January 10, 2011

Acorn Soup & Tofu Dinner

YJDKIY thinks this meal was half keepable. The tofu perfect, the soup, an ugly step-sister of butternut, but you don't have to take my word for it.

Two carnival/acorn squashes. These need to be cut, seeded, peeled and cubed to cook. That is a LOT of work.

Saute some onion and celery.

Add a container of vegetable broth and squash and bring to a boil until tender I added garlic powder, salt, pepper, cumin, cinnamon and rosemary. I don't recommend 'wooden spoon' as a seasoning.

Then, reduce heat and use a food processor, blender or immersion blender to puree everything.

Let it simmer for about 20 minutes. Then, mix in 1/2 container of plain oikos and about 3/4 cup soy milk.

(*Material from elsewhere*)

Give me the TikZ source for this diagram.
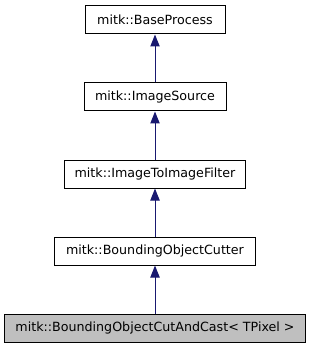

Taste and add agave or salt to preference. I call this a soup shooter. It turned out ok, but a little bland and I didn't just love the grainy texture of the squash even after pureeing.

On to the better job! YJDKIY got a tofu press for Christmas! Whoo!

It's quite the contraption.

But after about five minutes, the water starts to rise.

Slice it in long pieces and pat dry.

I brushed it with a little garlic EVOO and then coated all sides in a breadcrumb-garlic powder-salt-pepper-oregano mix.

Bake for about 25 minutes on 375, plus a 5 minute broil.

Perfectly crispy outside, tender juicy inside!